Pressure Support May Interfere with Sleep
Pressure Support May Interfere with Sleep
Abstract & Commentary
Synopsis: Sleep was more fragmented during ventilation with PSV than A/C in a small group of critically ill patients studied with polysomnography. In 6 of the 11 patients studied, central apneas associated with arousals developed while receiving ventilation with pressure support but not while receiving A/C with a backup rate.
Source: Parthasarathy S, et al. Effect of ventilator mode on sleep quality in critically ill patients. Am J Respir Crit Care Med. 2002;166:1423-1429.
Eleven male patients requiring mechanical ventilation were studied during sleep in an ICU under 3 different ventilator conditions. Patients ranged from 49 to 90 years old and suffered from a variety of medical conditions including 6 who experienced congestive heart failure (CHF). The patients were monitored with conventional EEG, rib and abdominal motion sensors, capnography, pulse oximetry, and airway pressure tracings, and sleep patterns were manually scored during 2-hour periods of sleep under each ventilatory condition. Assist-control ventilation (A/C) was adjusted to produce a tidal volume of 8 mL/kg, and the backup rate was set at 4 breaths/min less than each patient’s own rate during quiet (awake) breathing. The pressure support (PSV) level was adjusted to produce the same tidal volume (8 mL/kg), and no backup rate was used. In the third ventilatory condition, 100 mL of dead space was added during PSV.
Fragmentation of sleep was common in all patients during all modes of ventilation. Only 4 patients achieved stage 4 sleep (rapid eye movement, [REM]) during any mode, and only 1 achieved REM sleep in all modes. Arousals were the same in PSV and A/C (39 and 35/h) but actually awakenings were more common with PSV (without dead space) than with A/C (39 and 19/h). Adding dead space reduced the number of apneas and awakenings. Five of the 6 patients who developed central apneas on PSV had a diagnosis of CHF. In the 5 patients who did not develop apnea, there was no difference in arousals and awakenings between the different modes of ventilation.
Patients who exhibited the greatest difference in wakefulness during the different modes of ventilation had the lowest ventilatory rates and minute ventilations at rest. Tachypneic patients exhibited little change in wakefulness on any mode. Parthasarathy and colleagues suggest that PSV contributes to wakefulness by producing apneas, which allow more variation in the PCO2 during sleep than with A/C with a backup rate. Since there was a slightly higher end tidal PCO2 in the PSV alone group, it was not simply arousal caused by this high PCO2 that accounted for the differences. Adding the additional dead space returned the patients to the A/C sleep pattern by preventing the apneas.
Comment by Charles G. Durbin, Jr., MD
The greatest value of this study is to emphasize the fact that sleep was not normal for any patient studied. Arousals and awakenings were frequent in all patients. Differences in quality of sleep with different ventilatory modes were most apparent in patients with CHF, a condition known to predispose to periodic breathing patterns.

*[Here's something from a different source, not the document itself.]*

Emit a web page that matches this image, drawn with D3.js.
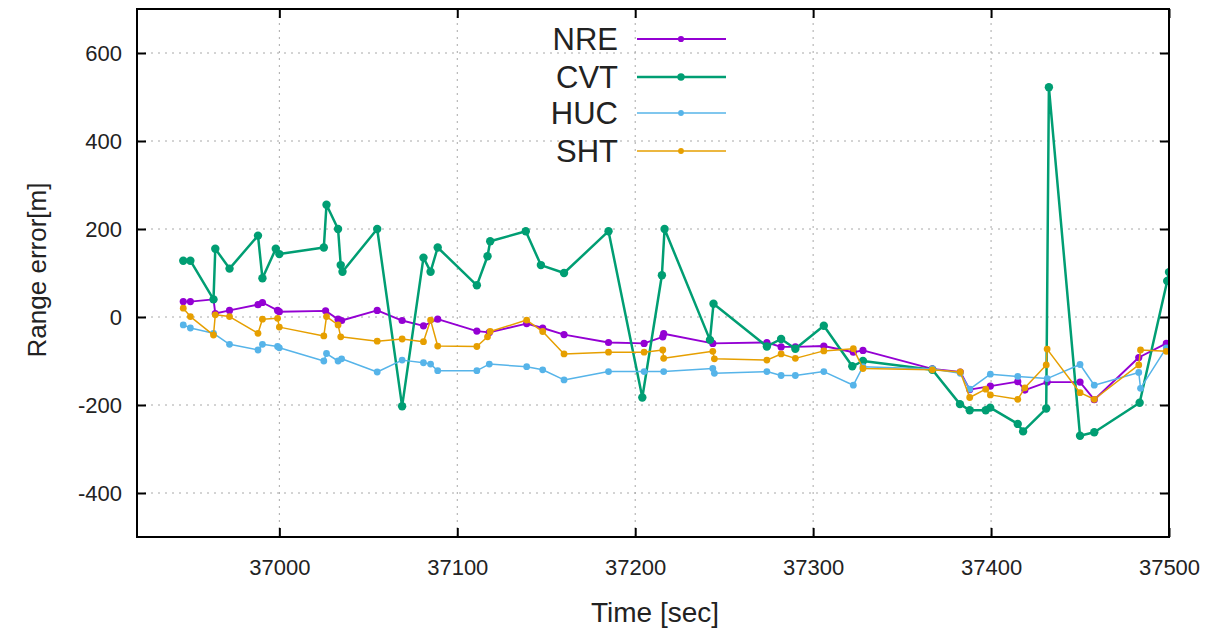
<!DOCTYPE html>
<html><head><meta charset="utf-8">
<script src="https://cdn.jsdelivr.net/npm/d3@7"></script>
<style>
body{margin:0;background:#fff;}
svg{display:block;font-family:"Liberation Sans",Arial,sans-serif;}
</style></head>
<body><svg id="c" width="1221" height="632"></svg>
<script>
const xTicks = [37000, 37100, 37200, 37300, 37400, 37500];
const yTicks = [-400, -200, 0, 200, 400, 600];
const seriesNames = ["NRE", "CVT", "HUC", "SHT"];

const nreTime = [36946,36950,36963,36964,36972,36988,36990.5,36999,37000,37026,37033,37035,37055,37069,37081,37089,37111,37118,37139,37148,37160,37185,37205,37215.5,37216,37243.6,37274,37282,37290,37306,37322.6,37328,37367,37382.7,37388,37399.6,37415,37419,37431.5,37450,37458,37483,37498.5];
const nreErr  = [35,35,40,8,15,28,33,15,12,14,-5,-8,15,-8,-20,-5,-32,-35,-15,-25,-40,-58,-60,-45,-38,-60,-58,-68,-68,-66,-80,-76,-118,-125,-165,-157,-147,-166,-148,-148,-188,-92,-60];

const cvtTime = [36946,36950,36963,36964,36972,36988,36990.5,36998,37000,37025,37026.5,37033,37034.5,37035.5,37055,37069,37081,37085,37089,37111,37117,37118.5,37138.5,37147,37160,37185,37204,37215,37216.5,37242,37244,37274,37282,37290,37306,37322,37328,37367,37382.5,37388,37397,37399.5,37415,37418,37431,37432.5,37450,37458,37483.5,37499,37500];
const cvtErr  = [128,128,40,155,110,185,88,155,143,158,255,200,118,103,200,-203,135,103,158,72,138,172,195,118,100,195,-183,95,200,-52,30,-67,-50,-72,-20,-112,-100,-120,-198,-212,-212,-206,-243,-260,-208,522,-270,-262,-195,82,102];

const hucTime = [36946,36950,36963,36972,36988,36990.5,36999,37000,37025,37026.5,37033,37035,37055,37069,37081,37085,37089,37111,37118,37139,37148,37160,37185,37205,37216,37243.6,37244.5,37274,37282,37290,37306,37322.6,37328,37367,37382.7,37388,37399.6,37415,37431.5,37450,37458,37483,37484,37498.5];
const hucErr  = [-18,-25,-37,-62,-75,-62,-67,-70,-100,-83,-100,-95,-125,-98,-104,-107,-122,-122,-107,-113,-120,-143,-124,-124,-124,-117,-128,-124,-133,-133,-124,-155,-113,-118,-128,-164,-130,-135,-140,-108,-155,-126,-162,-70];

const shtTime = [36946,36950,36963,36964,36972,36988,36990.5,36999,37000,37025,37026.5,37033,37034.5,37055,37069,37081,37085,37089,37111,37117,37118.5,37139,37148,37160,37185,37205,37215.5,37216,37243.6,37244.5,37274,37282,37290,37306,37322.6,37328,37367,37382.7,37388,37397,37399.6,37415,37419,37431,37431.5,37450,37458,37483,37484,37498.5];
const shtErr  = [20,1,-41,5,1,-37,-5,-3,-23,-43,1,-18,-45,-55,-50,-56,-7,-66,-67,-45,-33,-7,-33,-84,-80,-80,-75,-94,-78,-95,-98,-84,-94,-77,-72,-117,-120,-125,-183,-164,-177,-187,-161,-109,-73,-172,-187,-109,-75,-78];

const colors = {NRE:"#9400d3", CVT:"#009e73", HUC:"#56b4e9", SHT:"#e69f00"};
const widths = {NRE:1.9, CVT:2.5, HUC:1.5, SHT:1.5};
const radii  = {NRE:3.6, CVT:4.2, HUC:3.4, SHT:3.4};

const series = [
  {name:"NRE", t:nreTime, v:nreErr},
  {name:"CVT", t:cvtTime, v:cvtErr},
  {name:"HUC", t:hucTime, v:hucErr},
  {name:"SHT", t:shtTime, v:shtErr}
].map(s => ({name:s.name, pts:s.t.map((t,i)=>({t:t, v:s.v[i]}))}));

const L=137, R=1169, T=9, B=537;
const svg = d3.select("#c");
const x = d3.scaleLinear().domain([36920, 37500]).range([L, R]);
const y = d3.scaleLinear().domain([-500, 700]).range([B, T]);
const plain = d => String(d);

// grid
const g = svg.append("g");
g.selectAll(".gx").data(xTicks).join("line")
  .attr("x1",d=>x(d)).attr("x2",d=>x(d)).attr("y1",T).attr("y2",B)
  .attr("stroke","#a8a8a8").attr("stroke-width",1).attr("stroke-dasharray","2,5");
g.selectAll(".gy").data(yTicks).join("line")
  .attr("x1",L).attr("x2",R).attr("y1",d=>y(d)).attr("y2",d=>y(d))
  .attr("stroke","#a8a8a8").attr("stroke-width",1).attr("stroke-dasharray","2,5");

// axes
const fs = 22;
const ax = svg.append("g").attr("transform",`translate(0,${B})`)
  .call(d3.axisBottom(x).tickValues(xTicks).tickFormat(plain).tickSizeInner(-9).tickSizeOuter(0).tickPadding(22));
const ay = svg.append("g").attr("transform",`translate(${L},0)`)
  .call(d3.axisLeft(y).tickValues(yTicks).tickFormat(plain).tickSizeInner(-9).tickSizeOuter(0).tickPadding(15));
const axT = svg.append("g").attr("transform",`translate(0,${T})`)
  .call(d3.axisTop(x).tickValues(xTicks).tickSizeInner(-9).tickSizeOuter(0).tickFormat(""));
const ayR = svg.append("g").attr("transform",`translate(${R},0)`)
  .call(d3.axisRight(y).tickValues(yTicks).tickSizeInner(-9).tickSizeOuter(0).tickFormat(""));
[ax,ay,axT,ayR].forEach(a=>{
  a.select(".domain").remove();
  a.selectAll(".tick line").attr("stroke","#000").attr("stroke-width",2);
  a.selectAll("text").attr("font-size",fs).attr("fill","#222").attr("font-family","'Liberation Sans',Arial,sans-serif");
});
ax.selectAll("text").attr("dy","0.71em");

// clip
svg.append("clipPath").attr("id","clip").append("rect")
  .attr("x",L).attr("y",T).attr("width",R-L).attr("height",B-T);

const line = d3.line().x(d=>x(d.t)).y(d=>y(d.v));
const plot = svg.append("g").attr("clip-path","url(#clip)");
series.forEach(s=>{
  const gg = plot.append("g");
  gg.append("path").datum(s.pts).attr("d",line).attr("fill","none")
    .attr("stroke",colors[s.name]).attr("stroke-width",widths[s.name]).attr("stroke-linejoin","round");
  gg.selectAll("circle").data(s.pts).join("circle")
    .attr("cx",d=>x(d.t)).attr("cy",d=>y(d.v)).attr("r",radii[s.name]).attr("fill",colors[s.name]);
});

// border
svg.append("rect").attr("x",L).attr("y",T).attr("width",R-L).attr("height",B-T)
  .attr("fill","none").attr("stroke","#000").attr("stroke-width",2);

// legend
const legY = [39, 77, 113, 151];
const lg = svg.append("g");
seriesNames.forEach((n,i)=>{
  lg.append("text").attr("x",618).attr("y",legY[i]).attr("dy","0.36em")
    .attr("text-anchor","end").attr("font-size",31).attr("fill","#222").text(n);
  lg.append("line").attr("x1",637).attr("x2",726).attr("y1",legY[i]).attr("y2",legY[i])
    .attr("stroke",colors[n]).attr("stroke-width",widths[n]);
  lg.append("circle").attr("cx",681).attr("cy",legY[i]).attr("r",radii[n]-0.5).attr("fill",colors[n]);
});

// axis titles
svg.append("text").attr("x",655).attr("y",622).attr("text-anchor","middle")
  .attr("font-size",28).attr("fill","#222").text("Time [sec]");
svg.append("text").attr("transform","translate(46,270) rotate(-90)").attr("text-anchor","middle")
  .attr("font-size",26).attr("fill","#222").text("Range error[m]");
</script></body></html>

I have several concerns with this study. Although patients recovering from anesthesia and on vasopressors were specifically excluded, use of sedative drugs was not mentioned in the text. There is a footnote on one of the paper’s tables stating that they were all receiving sedatives, but no information about the specific drug classes or doses. There is additional information in the electronic version of this paper that may answer this question but one must pay an electronic subscription rate to gain access to it, and neither I nor my library have such a subscription. This is a very important issue as sedative drugs and narcotics can profoundly affect ventilation and sleep patterns.
Another concern with this paper is that although Parthasarathy et al state that the level of PSV was selected to produce the same 8 mL/kg tidal volume during quiet breathing as during A/C, this may not have been true. Although not statistically different, it appears that the baseline tidal volume was larger during PSV. This difference became even greater during sleep, increasing to almost twice the desired level, suggesting that more pressure was applied than was necessary initially and patients were actually actively resisting this mode of ventilation. The actual level of pressure support for each patient is not stated but the average can be inferred to be between 17 and 20 cm H2O. It may be that simply less pressure support (ie, a more appropriate level of PSV) would have eliminated any differences seen in wakefulness.
While this paper raises some important and interesting issues related to sleep disturbances in ICU patients, many important details of the study are missing. It would be a mistake to abandon PSV in favor of A/C for presumed sleep benefits in all patients, based on these limited results. However, in those patients with CHF a backup rate may offer some benefit.
Dr. Durbin is Professor of Anesthesiology Medical Director of Respiratory Care University of Virginia.